▸ **DATA PROVIDED**:
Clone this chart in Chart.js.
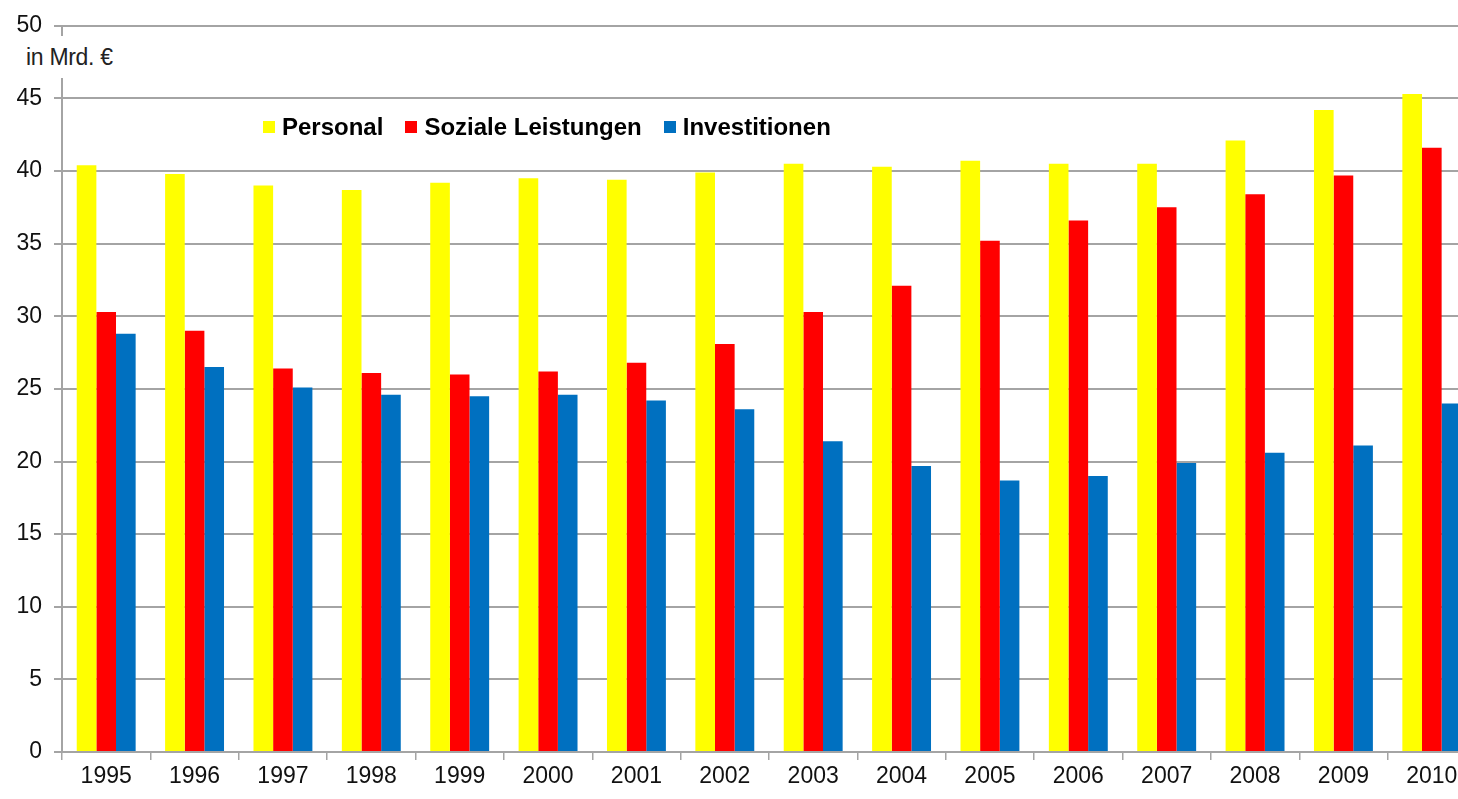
<!DOCTYPE html>
<html>
<head>
<meta charset="utf-8">
<script src="https://cdn.jsdelivr.net/npm/chart.js@4/dist/chart.umd.min.js"></script>
<style>
  html, body { margin: 0; padding: 0; background: #fff; overflow: hidden; }
  #wrap { position: relative; width: 1484px; height: 799px; }
  #unit {
    position: absolute; left: 22px; top: 36px; height: 42px; width: 104px;
    background: #fff; font: 23px "Liberation Sans", Arial, sans-serif; color: #222;
    line-height: 42px; letter-spacing: -0.3px; padding-left: 4px;
  }
  #legend {
    position: absolute; left: 263px; top: 113px; display: flex; align-items: center;
    font: bold 24px "Liberation Sans", Arial, sans-serif; color: #000;
  }
  .item { display: flex; align-items: center; margin-right: 22px; }
  .box { width: 12px; height: 12px; margin-right: 7px; }
</style>
</head>
<body>
<div id="wrap">
  <canvas id="chart" width="1484" height="799"></canvas>
  <div id="unit">in Mrd. €</div>
  <div id="legend"></div>
</div>
<script>
const years = ['1995', '1996', '1997', '1998', '1999', '2000', '2001', '2002',
               '2003', '2004', '2005', '2006', '2007', '2008', '2009', '2010'];
const personal = [40.4, 39.8, 39.0, 38.7, 39.2, 39.5, 39.4, 39.9,
                  40.5, 40.3, 40.7, 40.5, 40.5, 42.1, 44.2, 45.3];
const sozialeLeistungen = [30.3, 29.0, 26.4, 26.1, 26.0, 26.2, 26.8, 28.1,
                           30.3, 32.1, 35.2, 36.6, 37.5, 38.4, 39.7, 41.6];
const investitionen = [28.8, 26.5, 25.1, 24.6, 24.5, 24.6, 24.2, 23.6,
                       21.4, 19.7, 18.7, 19.0, 19.9, 20.6, 21.1, 24.0];
const yTicks = [0, 5, 10, 15, 20, 25, 30, 35, 40, 45, 50];

const series = [
    { label: 'Personal', data: personal, color: '#FFFF00' },
    { label: 'Soziale Leistungen', data: sozialeLeistungen, color: '#FF0000' },
    { label: 'Investitionen', data: investitionen, color: '#0070C0' },
];

// legend as plain html
const legendEl = document.getElementById('legend');
series.forEach(s => {
    const item = document.createElement('div');
    item.className = 'item';
    item.innerHTML = `<span class="box" style="background:${s.color}"></span><span>${s.label}</span>`;
    legendEl.appendChild(item);
});

const gridColor = '#a4a4a4';
const tickFont = { family: "'Liberation Sans', Arial, sans-serif", size: 23 };

new Chart(document.getElementById('chart').getContext('2d'), {
    type: 'bar',
    data: {
        labels: years,
        datasets: series.map(s => ({
            label: s.label,
            data: s.data,
            backgroundColor: s.color,
            borderWidth: 0,
            categoryPercentage: 2 / 3,
            barPercentage: 1.0,
        })),
    },
    options: {
        responsive: false,
        animation: false,
        layout: { padding: { top: 22, right: 8, left: 0, bottom: 0 } },
        plugins: { legend: { display: false }, tooltip: { enabled: false } },
        scales: {
            x: {
                grid: { display: true, drawOnChartArea: false, offset: true, tickLength: 8, color: gridColor, lineWidth: 1.5 },
                border: { color: gridColor, width: 2 },
                ticks: { color: '#111', font: tickFont, padding: 3, maxRotation: 0 },
                afterFit: (scale) => { scale.height = 47; },
            },
            y: {
                min: 0,
                max: 50,
                afterBuildTicks: (scale) => { scale.ticks = yTicks.map(v => ({ value: v })); },
                grid: { color: gridColor, lineWidth: 2, tickLength: 8 },
                border: { color: gridColor, width: 2 },
                ticks: { color: '#111', font: tickFont, padding: 12 },
                afterFit: (scale) => { scale.width = 62; },
            },
        },
    },
});
</script>
</body>
</html>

▸ **TASK TO COMPLETE**:
Reproduce the data above in full, exactly as it is, with the pictures left out.

▸ **OUTPUT FOR THIS TASK**:
Clone this chart in Chart.js.
<!DOCTYPE html>
<html>
<head>
<meta charset="utf-8">
<script src="https://cdn.jsdelivr.net/npm/chart.js@4/dist/chart.umd.min.js"></script>
<style>
  html, body { margin: 0; padding: 0; background: #fff; overflow: hidden; }
  #wrap { position: relative; width: 1484px; height: 799px; }
  #unit {
    position: absolute; left: 22px; top: 36px; height: 42px; width: 104px;
    background: #fff; font: 23px "Liberation Sans", Arial, sans-serif; color: #222;
    line-height: 42px; letter-spacing: -0.3px; padding-left: 4px;
  }
  #legend {
    position: absolute; left: 263px; top: 113px; display: flex; align-items: center;
    font: bold 24px "Liberation Sans", Arial, sans-serif; color: #000;
  }
  .item { display: flex; align-items: center; margin-right: 22px; }
  .box { width: 12px; height: 12px; margin-right: 7px; }
</style>
</head>
<body>
<div id="wrap">
  <canvas id="chart" width="1484" height="799"></canvas>
  <div id="unit">in Mrd. €</div>
  <div id="legend"></div>
</div>
<script>
const years = ['1995', '1996', '1997', '1998', '1999', '2000', '2001', '2002',
               '2003', '2004', '2005', '2006', '2007', '2008', '2009', '2010'];
const personal = [40.4, 39.8, 39.0, 38.7, 39.2, 39.5, 39.4, 39.9,
                  40.5, 40.3, 40.7, 40.5, 40.5, 42.1, 44.2, 45.3];
const sozialeLeistungen = [30.3, 29.0, 26.4, 26.1, 26.0, 26.2, 26.8, 28.1,
                           30.3, 32.1, 35.2, 36.6, 37.5, 38.4, 39.7, 41.6];
const investitionen = [28.8, 26.5, 25.1, 24.6, 24.5, 24.6, 24.2, 23.6,
                       21.4, 19.7, 18.7, 19.0, 19.9, 20.6, 21.1, 24.0];
const yTicks = [0, 5, 10, 15, 20, 25, 30, 35, 40, 45, 50];

const series = [
    { label: 'Personal', data: personal, color: '#FFFF00' },
    { label: 'Soziale Leistungen', data: sozialeLeistungen, color: '#FF0000' },
    { label: 'Investitionen', data: investitionen, color: '#0070C0' },
];

// legend as plain html
const legendEl = document.getElementById('legend');
series.forEach(s => {
    const item = document.createElement('div');
    item.className = 'item';
    item.innerHTML = `<span class="box" style="background:${s.color}"></span><span>${s.label}</span>`;
    legendEl.appendChild(item);
});

const gridColor = '#a4a4a4';
const tickFont = { family: "'Liberation Sans', Arial, sans-serif", size: 23 };

new Chart(document.getElementById('chart').getContext('2d'), {
    type: 'bar',
    data: {
        labels: years,
        datasets: series.map(s => ({
            label: s.label,
            data: s.data,
            backgroundColor: s.color,
            borderWidth: 0,
            categoryPercentage: 2 / 3,
            barPercentage: 1.0,
        })),
    },
    options: {
        responsive: false,
        animation: false,
        layout: { padding: { top: 22, right: 8, left: 0, bottom: 0 } },
        plugins: { legend: { display: false }, tooltip: { enabled: false } },
        scales: {
            x: {
                grid: { display: true, drawOnChartArea: false, offset: true, tickLength: 8, color: gridColor, lineWidth: 1.5 },
                border: { color: gridColor, width: 2 },
                ticks: { color: '#111', font: tickFont, padding: 3, maxRotation: 0 },
                afterFit: (scale) => { scale.height = 47; },
            },
            y: {
                min: 0,
                max: 50,
                afterBuildTicks: (scale) => { scale.ticks = yTicks.map(v => ({ value: v })); },
                grid: { color: gridColor, lineWidth: 2, tickLength: 8 },
                border: { color: gridColor, width: 2 },
                ticks: { color: '#111', font: tickFont, padding: 12 },
                afterFit: (scale) => { scale.width = 62; },
            },
        },
    },
});
</script>
</body>
</html>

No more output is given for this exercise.